I did keep a lot of the family traditions going with my own children, like Santa bringing a balloon each night in December when he called in to check all were being good! My grandson has the Santa visit now, a new balloon every morning!
Christmas is very commercial nowadays, but I think there is still magic if you look for it. The faces of little children as they see the Christmas lights, the laughter and groans around the dinner table as the cracker jokes are read and just being with those you love and don’t see often enough.
I’m not a big fan of Christmas, mostly because it’s in the dark cold winter which I hate, but I do cherish the time spent with loved ones and remembering those that were once a big part of my Christmas’s and are no longer here.

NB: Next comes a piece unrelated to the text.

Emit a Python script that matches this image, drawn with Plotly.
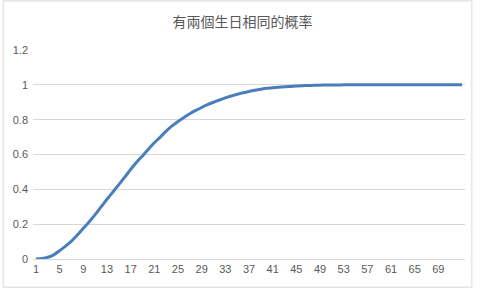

I thought long and hard before posting this comment but feel it’s something that should be said. You implied that the nativity no longer takes place because of these woke times. As the wife of a vicar I know first hand how much churches are struggling to maintain their congregation let alone increase them. I think the move away from the nativity is more about the move away from the church rather than being woke.
I think we are probably both right. I was talking more about inside schools, but it must be so hard for your husband. I am not religious myself but have friends who are both in corporate posts that have been asked to hide their Christianity. One was told not to have her cross on display. Another was asked to remove her fish car sticker for fear of offending others. I just wish that we could all just celebrate difference and share each other’s festivals as we did at my school as a child. Unfortunnately Christianity is now being used as apolitical tool with the religious rallies in major cities. I am hoping that it doesn’t get taken over ny people with their own agendas. Thanksvfor commenting. I don’t pretend to always be right and am always willing to learn from other people’s experience. Take care
Thank you for your reply. It’s always good to have an open and honest discussion. I totally agree that it is concerning how Christianity is being used in a political way, the worst part is the people doing this totally miss the point of being a Christian.